Cambodia Wanderlust


Wanderlust Watches in Collaboration with Fast Cover

The Kingdom of Cambodia, sitting in the heart of the well-trodden Southeast Asia loop, can now boast about being one of the world’s most popular travelling destinations. With a steadily increasing flow of tourists coming to experience the pristine coastline and explore the fabled temples of Angkor. “Thousands of people travel to Cambodia each year, particularly backpackers drawn to the cheap cost of travelling,” said Dean Van Es, the CEO of Fast Cover.

But increased tourism hasn’t altered the special charm of Cambodia. There is something to explore around every corner, vibrant markets, a recent history that will move you and yet some of the most cheerful and accommodating people that’ll ensure you never forget your trip.

The ancient temple Angkor Wat is Cambodia’s iconic landmark. But flicking through pictures online and in travel guides won’t prepare you for the site. Angkor Wat is magnificent not only in design but in sheer size. Getting up before dawn and beating the crowds to the site to watch the sunrise is a must-do activity. But it is important to remember that beyond Angkor Wat there is 400km2 of land and many other temples that should be explored. While many travellers go to Angkor for a day, reserving two or even three day pass will give you more time to look at the temples from every angle and imagine how the Khmer empire looked centuries ago when it ruled much of Laos, Thailand and Vietnam.

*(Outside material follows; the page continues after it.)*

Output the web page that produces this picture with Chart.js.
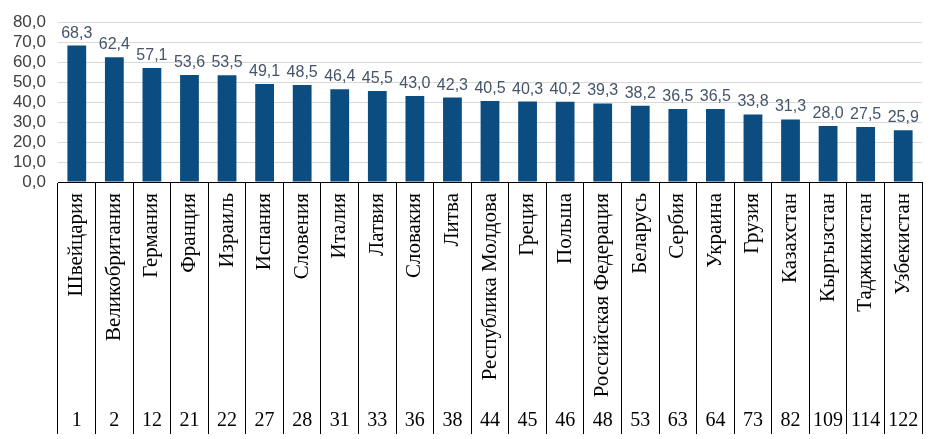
<!DOCTYPE html>
<html>
<head>
<meta charset="utf-8">
<script src="https://cdn.jsdelivr.net/npm/chart.js@4"></script>
<style>
  html, body { margin: 0; padding: 0; background: #fff; }
  #wrap { width: 945px; height: 439px; }
</style>
</head>
<body>
<div id="wrap"><canvas id="rankChart"></canvas></div>
<script>
// chart data
const countries = ['Швейцария', 'Великобритания', 'Германия', 'Франция', 'Израиль', 'Испания', 'Словения',
  'Италия', 'Латвия', 'Словакия', 'Литва', 'Республика Молдова', 'Греция', 'Польша',
  'Российская Федерация', 'Беларусь', 'Сербия', 'Украина', 'Грузия', 'Казахстан',
  'Кыргызстан', 'Таджикистан', 'Узбекистан'];
const scores = [68.3, 62.4, 57.1, 53.6, 53.5, 49.1, 48.5, 46.4, 45.5, 43.0, 42.3, 40.5,
  40.3, 40.2, 39.3, 38.2, 36.5, 36.5, 33.8, 31.3, 28.0, 27.5, 25.9];
const ranks = [1, 2, 12, 21, 22, 27, 28, 31, 33, 36, 38, 44, 45, 46, 48, 53, 63, 64, 73, 82, 109, 114, 122];
const yTicks = [0, 10, 20, 30, 40, 50, 60, 70, 80];

const fmt = v => v.toFixed(1).replace('.', ',');

// draws the value labels and the table under the x axis
const tableText = {
  id: 'tableText',
  afterDraw(chart) {
    const ctx = chart.ctx;
    const x = chart.scales.x;
    const area = chart.chartArea;
    const bars = chart.getDatasetMeta(0).data;
    ctx.save();

    // values over the bars
    ctx.fillStyle = '#44546a';
    ctx.font = '16px "Liberation Sans", Arial, sans-serif';
    ctx.textAlign = 'center';
    ctx.textBaseline = 'alphabetic';
    bars.forEach((bar, i) => {
      ctx.fillText(fmt(scores[i]), bar.x, bar.y - 8);
    });

    // country names, rotated
    ctx.fillStyle = '#000';
    ctx.font = '21px "Liberation Serif", "Times New Roman", serif';
    countries.forEach((name, i) => {
      ctx.save();
      ctx.translate(x.getPixelForValue(i), area.bottom + 11);
      ctx.rotate(-Math.PI / 2);
      ctx.textAlign = 'right';
      ctx.textBaseline = 'middle';
      ctx.fillText(name, 0, 0);
      ctx.restore();
    });

    // rank row
    ctx.font = '20px "Liberation Serif", "Times New Roman", serif';
    ctx.textAlign = 'center';
    ctx.textBaseline = 'middle';
    ranks.forEach((r, i) => {
      ctx.fillText(String(r), x.getPixelForValue(i), 421);
    });
    ctx.restore();
  }
};

const rankChart = new Chart(document.getElementById('rankChart'), {
  type: 'bar',
  data: {
    labels: countries,
    datasets: [{
      data: scores,
      backgroundColor: '#0b4d80',
      barPercentage: 0.5,
      categoryPercentage: 1
    }]
  },
  options: {
    responsive: true,
    maintainAspectRatio: false,
    animation: false,
    layout: { padding: { top: 15, right: 23, bottom: 5, left: 0 } },
    plugins: {
      legend: { display: false },
      tooltip: { enabled: false }
    },
    scales: {
      x: {
        offset: true,
        grid: {
          offset: true,
          drawOnChartArea: false,
          drawTicks: true,
          tickLength: 252,
          color: '#000',
          lineWidth: 1
        },
        border: { display: true, color: '#000', width: 1 },
        ticks: { display: false }
      },
      y: {
        min: 0,
        max: 80,
        afterFit: s => { s.width = 58; },
        afterBuildTicks: s => { s.ticks = yTicks.map(v => ({ value: v })); },
        grid: { color: '#d9d9d9', drawTicks: false },
        border: { display: false },
        ticks: {
          autoSkip: false,
          padding: 12,
          color: '#404040',
          font: { family: '"Liberation Sans", Arial, sans-serif', size: 17 },
          callback: v => fmt(v)
        }
      }
    }
  },
  plugins: [tableText]
});
</script>
</body>
</html>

Siem Reap and Phnom Penh are among the country’s other popular hotspots. Both have become bustling cities, with cosmopolitan cafes and a booming nightlife scene, particularly along Siem Reap’s Pub Street. Yet just a few hours away Cambodia’s rural landscape and coast gives an entirely different experience. Down on the South Coast, at destinations such as Sihanoukville, you can relax for days indulging in good food, fresh fruit and enjoying floating around in clear water. It is easy to get lost in the slow pace of life on the beach. A few Australians and Americans already have set up bars by the beach so that they can spend months on end by the water.

There is also now a number of ecotourism operations beginning to gain traction in areas such as the Cardamom Mountains. There are over sixty rare or endangered species in Cambodia which have become extinct elsewhere in Southeast Asia including the Asian elephant and tigers.

In Phnom Penh you can be taken back into the recent history of the Khmer Rouge genocide. Exploring Cambodia today, it is difficult to register that one of the country’s darkest periods occurred just over thirty years ago. In the Killing Fields you can quietly walk through the site where more than a million people died, while listening to a recorded story of the Khmer Rouge regime. Security Prison 21 and Tuol Sleng Genocide Museum are another two sites where people reflect on the impacts of Pol Pot’s dictatorship.

Visiting these places gives you an even greater appreciation for Cambodia’s people. Though the country experienced hell only a few decades ago, travellers are bound to run into friendly locals that they can have a drink with and talk to.